As a pre-requisite, the macro variable name should be devoid of any spaces, limited to 32 characters in length, and shouldn’t start with a numeric value.

Here’s an example of how you can use the %let statement in its simplest form:

%let age = 10;

data sample;
input name $ age sex $;
Rob 30 M
Alan 10 M
Jerry 20 M
Monica 35 F

proc sort data = sample (where = (age NE &age.));
by age;

This is how the code looks in a SAS environment:

SAS interface

In the output, the values in the age column that aren’t equal to 10 are filtered as soon as the condition is met. The macro variable is defined next to the %let statement, which is used to equate the values in the condition.

If you want to execute the values after changing the filter condition, all you have to do is change the value from 10 to the desired number in the %let statement. It’s that simple; run the code again to see the new results.

Here’s what the output looks like when the code is executed:

SAS output

2. Macro Parameters

Macro parameters are rather helpful when you want to define the variables and steps within a set of macro statements directly. The whole block of statements can be reused to perform various functions, as and when needed.

For example, suppose you want to sort an existing dataset based on certain criteria.

data test_example;
input ID $ name $ age;
001 John 20
002 Jack 30
003 Ron 15
001 Jack 30
005 Aon 18

%macro sorting (in_ds= , sort_var =, out_ds=);

proc sort data = &in_ds nodupkey out = &out_ds;
by &sort_var;

In the first block of code, create a dataset with some dummy values. Once the data is available, you can create a macro statement within the %macro and %mend statements.

In the %macro statement, you can define the name of the macro, along with the local variables, which would hold certain values when the macro is called.

Finally, end the macro code block with the %mend statement.

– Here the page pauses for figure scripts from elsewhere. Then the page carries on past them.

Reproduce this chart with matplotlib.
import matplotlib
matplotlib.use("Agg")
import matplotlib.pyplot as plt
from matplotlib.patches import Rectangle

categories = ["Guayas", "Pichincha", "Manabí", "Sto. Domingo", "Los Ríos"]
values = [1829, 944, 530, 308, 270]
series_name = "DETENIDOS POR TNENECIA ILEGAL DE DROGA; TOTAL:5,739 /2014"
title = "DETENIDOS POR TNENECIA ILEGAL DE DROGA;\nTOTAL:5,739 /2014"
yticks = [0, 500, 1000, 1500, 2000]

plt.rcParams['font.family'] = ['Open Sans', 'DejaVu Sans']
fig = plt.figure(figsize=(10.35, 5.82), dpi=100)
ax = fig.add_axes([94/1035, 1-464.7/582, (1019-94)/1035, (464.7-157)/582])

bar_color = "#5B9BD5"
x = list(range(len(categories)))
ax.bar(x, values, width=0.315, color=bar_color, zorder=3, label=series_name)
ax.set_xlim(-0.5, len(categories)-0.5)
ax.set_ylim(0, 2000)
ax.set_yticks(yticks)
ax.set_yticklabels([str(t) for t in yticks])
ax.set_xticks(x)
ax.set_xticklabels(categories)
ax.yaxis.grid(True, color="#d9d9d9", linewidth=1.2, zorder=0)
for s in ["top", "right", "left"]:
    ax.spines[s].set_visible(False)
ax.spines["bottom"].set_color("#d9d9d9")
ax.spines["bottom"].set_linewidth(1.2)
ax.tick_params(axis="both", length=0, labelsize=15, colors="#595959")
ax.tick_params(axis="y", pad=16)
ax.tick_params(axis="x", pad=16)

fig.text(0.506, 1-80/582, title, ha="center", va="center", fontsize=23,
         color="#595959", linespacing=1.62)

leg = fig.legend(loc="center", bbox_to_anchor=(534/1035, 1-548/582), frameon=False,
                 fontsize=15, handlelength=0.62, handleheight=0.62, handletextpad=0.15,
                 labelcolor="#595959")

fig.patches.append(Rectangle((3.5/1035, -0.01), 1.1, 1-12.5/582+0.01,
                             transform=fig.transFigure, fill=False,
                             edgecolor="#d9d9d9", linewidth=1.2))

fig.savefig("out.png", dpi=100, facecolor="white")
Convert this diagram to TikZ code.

To call the macro, pass the macro statement in the following manner:

%sorting (in_ds= test_example, sort_var = name , out_ds=test_example_new);


  • %sorting: macro variable name created in the macro statement
  • in_ds: the dataset name to be sorted
  • sort_var: variable to use while sorting the dataset
  • out_ds: name of the resulting dataset, which will be created after the dataset is sorted

Related: Cool Microsoft Excel Macros for Sorting Data

3. Using proc sql as a Macro Variable

SQL is one of the most commonly used languages within SAS for data manipulation and data processing. Having said this, it’s imperative to be able to store values in an SQL variable for further use. Macros and SQL are a strong combination, and using them together can go a long way.

For example, if you have a list of values you’d like to store in a macro variable, you can use the Proc SQL statement to create a macro variable.

To do so, follow this example:

proc sql;
select variable_name into: macro_variable_name separated by ','
from table_name;

You can use conditions to filter the variable values using a where statement if you’d like to do so. Otherwise, with the normal conditions, you can still save values in a single variable. This includes character and numeric values.

Here’s an example to demonstrate the creation of a macro variable using proc sql:

proc sql;
select age into: age separated by ','
from test_example;

SQL interface

The output contains a list of all age values from the table test_example, each of which is separated by a comma. This can be used to filter information in another Proc SQL statement when you’re pulling information from the server tables.


SAS interface

Using SAS Macros to Automate Repetitive Tasks

This list of macros is not exhaustive. There are a few other variations that can make your life easier, especially if you code every day.

However, macros aren’t restricted to just SAS. There are a few macro variations available in VBA that can be used to automate daily repetitive tasks in Excel, Word, and other MS Office applications.

If you’re an avid fan of automation, give VBA macros a try.